%%

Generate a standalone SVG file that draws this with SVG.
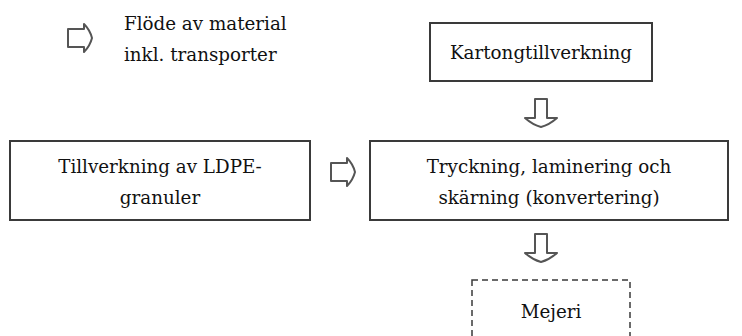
<svg xmlns="http://www.w3.org/2000/svg" width="742" height="336" viewBox="0 0 742 336">
<style>
.box{fill:#fff;stroke:#3a3a3a;stroke-width:2}
.dash{fill:#fff;stroke:#3a3a3a;stroke-width:1.5;stroke-dasharray:6 4}
.arr{fill:#fff;stroke:#555;stroke-width:2;stroke-linejoin:round}
.t{font-family:"DejaVu Serif","Liberation Serif",serif;font-size:18.3px;fill:#111}
.c{text-anchor:middle}
</style>
<defs>
<path id="ra" d="M0,-9 H16 V-14 Q22,-8 24,0 Q22,8 16,14 V9 H0 Z"/>
<path id="da" d="M-6,0 V19 H-16 Q-8,26 0,28 Q8,26 16,19 H6 V0 Z"/>
</defs>
<rect width="742" height="336" fill="#fff"/>
<g id="legend">
<use href="#ra" class="arr" x="68" y="38"/>
<text class="t" x="124" y="30">Flöde av material</text>
<text class="t" x="124" y="61">inkl. transporter</text>
</g>
<g id="kartong">
<rect class="box" x="430" y="23" width="222" height="58"/>
<text class="t c" x="541" y="59">Kartongtillverkning</text>
</g>
<g id="ldpe">
<rect class="box" x="10" y="141" width="300" height="79"/>
<text class="t c" x="160" y="173">Tillverkning av LDPE-</text>
<text class="t c" x="160" y="204">granuler</text>
</g>
<g id="tryckning">
<rect class="box" x="370" y="141" width="358" height="79"/>
<text class="t c" x="549" y="173">Tryckning, laminering och</text>
<text class="t c" x="549" y="204">skärning (konvertering)</text>
</g>
<g id="mejeri">
<rect class="dash" x="472" y="280" width="158" height="70"/>
<text class="t c" x="551" y="318">Mejeri</text>
</g>
<g id="connectors">
<use href="#da" class="arr" x="541" y="99"/>
<use href="#ra" class="arr" x="331" y="172"/>
<use href="#da" class="arr" x="541" y="234"/>
</g>
</svg>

%%

WORK REQUIRED
Repeat the material above in full and exactly, omitting the pictures.

RESULT
Generate a standalone SVG file that draws this with SVG.
<svg xmlns="http://www.w3.org/2000/svg" width="742" height="336" viewBox="0 0 742 336">
<style>
.box{fill:#fff;stroke:#3a3a3a;stroke-width:2}
.dash{fill:#fff;stroke:#3a3a3a;stroke-width:1.5;stroke-dasharray:6 4}
.arr{fill:#fff;stroke:#555;stroke-width:2;stroke-linejoin:round}
.t{font-family:"DejaVu Serif","Liberation Serif",serif;font-size:18.3px;fill:#111}
.c{text-anchor:middle}
</style>
<defs>
<path id="ra" d="M0,-9 H16 V-14 Q22,-8 24,0 Q22,8 16,14 V9 H0 Z"/>
<path id="da" d="M-6,0 V19 H-16 Q-8,26 0,28 Q8,26 16,19 H6 V0 Z"/>
</defs>
<rect width="742" height="336" fill="#fff"/>
<g id="legend">
<use href="#ra" class="arr" x="68" y="38"/>
<text class="t" x="124" y="30">Flöde av material</text>
<text class="t" x="124" y="61">inkl. transporter</text>
</g>
<g id="kartong">
<rect class="box" x="430" y="23" width="222" height="58"/>
<text class="t c" x="541" y="59">Kartongtillverkning</text>
</g>
<g id="ldpe">
<rect class="box" x="10" y="141" width="300" height="79"/>
<text class="t c" x="160" y="173">Tillverkning av LDPE-</text>
<text class="t c" x="160" y="204">granuler</text>
</g>
<g id="tryckning">
<rect class="box" x="370" y="141" width="358" height="79"/>
<text class="t c" x="549" y="173">Tryckning, laminering och</text>
<text class="t c" x="549" y="204">skärning (konvertering)</text>
</g>
<g id="mejeri">
<rect class="dash" x="472" y="280" width="158" height="70"/>
<text class="t c" x="551" y="318">Mejeri</text>
</g>
<g id="connectors">
<use href="#da" class="arr" x="541" y="99"/>
<use href="#ra" class="arr" x="331" y="172"/>
<use href="#da" class="arr" x="541" y="234"/>
</g>
</svg>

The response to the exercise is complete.